Favoravelmente à tese do direito de laje como direito real sobre coisa alheia, pode-se sustentar que falta autonomia, independência para a constituição do direito de laje, pois ele sempre se origina da vontade do proprietário da construção-base (vide o art. 1.510-A, que diz: “O proprietário poderá ceder…”), o que afasta o direito de laje do direito de propriedade. Por outro lado, como já visto nas publicações desta série, pode-se redarguir que esta característica, embora seja peculiar ao direito de propriedade, não lhe é essencial. Além disso, pode-se argumentar que o direito de laje recai, nos termos da lei, sobre “unidade imobiliária autônoma”, o que remente à autonomia do direito do titular da laje em relação ao direito do titular da construção-base.
Já em favor da tese do direito de laje como direito real sobre coisa própria, pode-se sustentar que, diante ausência de previsão legal em contrário, o direito de laje não se extingue pelo não uso e é perpétuo, características que o aproximam do direito de propriedade. Não obstante, como já visto, ambas as características apontadas não são exclusivas do direito de propriedade, mas a ele peculiares.

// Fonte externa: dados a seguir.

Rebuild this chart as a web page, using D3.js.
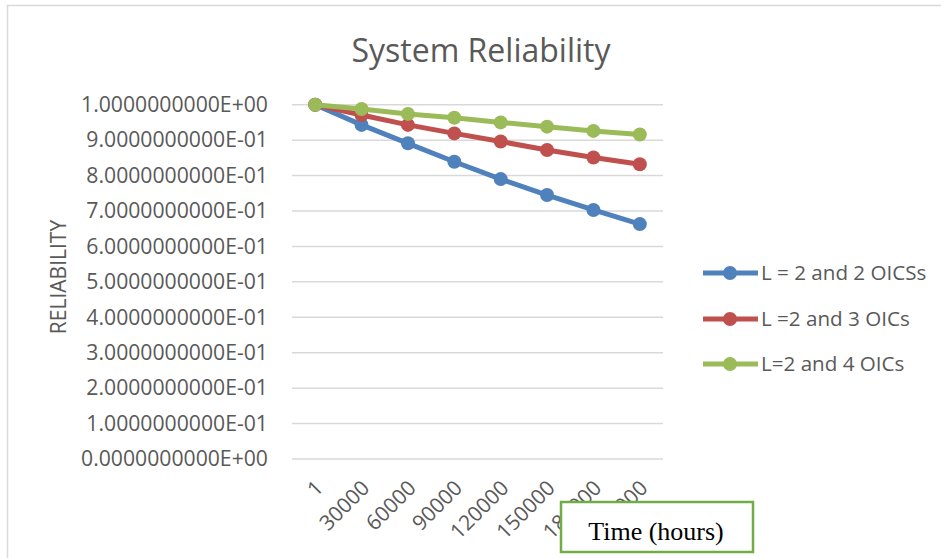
<!DOCTYPE html>
<html>
<head>
<meta charset="utf-8">
<script src="https://cdn.jsdelivr.net/npm/d3@7"></script>
<style>
  body { margin: 0; background: #fff; }
  svg { display: block; font-family: "Open Sans", sans-serif; }
</style>
</head>
<body>
<div id="chart"></div>
<script>
// data
var hours = ["1", "30000", "60000", "90000", "120000", "150000", "180000", "210000"];
var seriesNames = ["L = 2 and 2 OICSs", "L =2 and 3 OICs", "L=2 and 4 OICs"];
var rel2 = [1.0, 0.943, 0.891, 0.839, 0.790, 0.745, 0.703, 0.663];
var rel3 = [1.0, 0.971, 0.943, 0.919, 0.896, 0.872, 0.851, 0.832];
var rel4 = [1.0, 0.988, 0.974, 0.963, 0.950, 0.938, 0.926, 0.916];
var yTicks = [0, 0.1, 0.2, 0.3, 0.4, 0.5, 0.6, 0.7, 0.8, 0.9, 1.0];
var colors = ["#4F81BD", "#C0504D", "#9BBB59"];

var series = [rel2, rel3, rel4];

var width = 941, height = 558;
var plot = {left: 292, right: 663, top: 104.7, bottom: 459};

var svg = d3.select("#chart").append("svg")
    .attr("width", width).attr("height", height);

svg.append("rect").attr("width", width).attr("height", height).attr("fill", "#fff");

// outer chart frame (only top and left edges show)
svg.append("path")
    .attr("d", "M7.5," + height + "V5.5H" + width)
    .attr("fill", "none").attr("stroke", "#D9D9D9").attr("stroke-width", 1.5);

var x = d3.scaleBand().domain(hours).range([plot.left, plot.right]);
var y = d3.scaleLinear().domain([0, 1]).range([plot.bottom, plot.top]);

// gridlines
svg.append("g").selectAll("line")
    .data(yTicks).enter().append("line")
    .attr("x1", plot.left).attr("x2", plot.right)
    .attr("y1", d => y(d)).attr("y2", d => y(d))
    .attr("stroke", "#D9D9D9").attr("stroke-width", 1.5);

// y axis labels
var yAxis = d3.axisLeft(y).tickValues(yTicks).tickSize(0).tickPadding(0)
    .tickFormat(function(d) {
        var s = d.toExponential(10).toUpperCase();
        return s.replace(/E([+-])(\d)$/, "E$10$2");
    });
var yg = svg.append("g").attr("transform", "translate(268,0)").call(yAxis);
yg.select(".domain").remove();
yg.selectAll("text").attr("fill", "#595959").attr("font-size", 21.2)
    .attr("font-family", "Open Sans, sans-serif");

// x axis labels
var xAxis = d3.axisBottom(x).tickSize(0).tickPadding(0);
var xg = svg.append("g").attr("transform", "translate(0," + plot.bottom + ")").call(xAxis);
xg.select(".domain").remove();
xg.selectAll("text")
    .attr("fill", "#595959").attr("font-size", 21)
    .attr("font-family", "Open Sans, sans-serif")
    .attr("text-anchor", "end")
    .attr("y", 0).attr("dy", "0.35em")
    .attr("transform", "translate(4,25) rotate(-45)");

// lines and markers
var line = d3.line()
    .x((d, i) => x(hours[i]) + x.bandwidth() / 2)
    .y(d => y(d));

series.forEach(function(vals, k) {
    var g = svg.append("g");
    g.append("path").datum(vals)
        .attr("d", line)
        .attr("fill", "none")
        .attr("stroke", colors[k]).attr("stroke-width", 5)
        .attr("stroke-linejoin", "round");
    g.selectAll("circle").data(vals).enter().append("circle")
        .attr("cx", (d, i) => x(hours[i]) + x.bandwidth() / 2)
        .attr("cy", d => y(d))
        .attr("r", 7)
        .attr("fill", colors[k]);
});

// title
svg.append("text")
    .attr("x", 481).attr("y", 62)
    .attr("text-anchor", "middle")
    .attr("fill", "#595959").attr("font-size", 32)
    .text("System Reliability");

// y axis title
svg.append("text")
    .attr("transform", "translate(66,277) rotate(-90)")
    .attr("text-anchor", "middle")
    .attr("fill", "#595959").attr("font-size", 21)
    .text("RELIABILITY");

// legend
var legendY = [273, 319, 364];
var lg = svg.append("g").selectAll("g")
    .data(seriesNames).enter().append("g")
    .attr("transform", (d, i) => "translate(0," + legendY[i] + ")");
lg.append("line")
    .attr("x1", 703).attr("x2", 758)
    .attr("stroke", (d, i) => colors[i]).attr("stroke-width", 5);
lg.append("circle")
    .attr("cx", 730).attr("r", 7)
    .attr("fill", (d, i) => colors[i]);
lg.append("text")
    .attr("x", 761).attr("dy", "0.35em")
    .attr("fill", "#595959").attr("font-size", 20.6)
    .text(d => d);

// "Time (hours)" text box
svg.append("rect")
    .attr("x", 561).attr("y", 502)
    .attr("width", 192).attr("height", 50)
    .attr("fill", "#fff")
    .attr("stroke", "#70AD47").attr("stroke-width", 2.5);
svg.append("text")
    .attr("x", 656).attr("y", 540)
    .attr("text-anchor", "middle")
    .attr("font-family", "Liberation Serif, serif")
    .attr("font-size", 26)
    .attr("fill", "#000")
    .text("Time (hours)");
</script>
</body>
</html>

Quanto à plenitude de poderes conferidos ao titular da laje sobre a coisa, que distingue o direito de propriedade dos demais direitos reais, assim como asseverado quando da análise da natureza jurídica do direito de superfície, trata-se de critério “tropo vago e transcendente – quasi un postulato senza dimostrazione – parlale di un potere complesso, in certo senso indeterminato, omnicomprensivo”, mesmo que “questo tipo di definizione” seja certamente “esatta nel senso che non specificando non corre il rischio di omissioni.”[1]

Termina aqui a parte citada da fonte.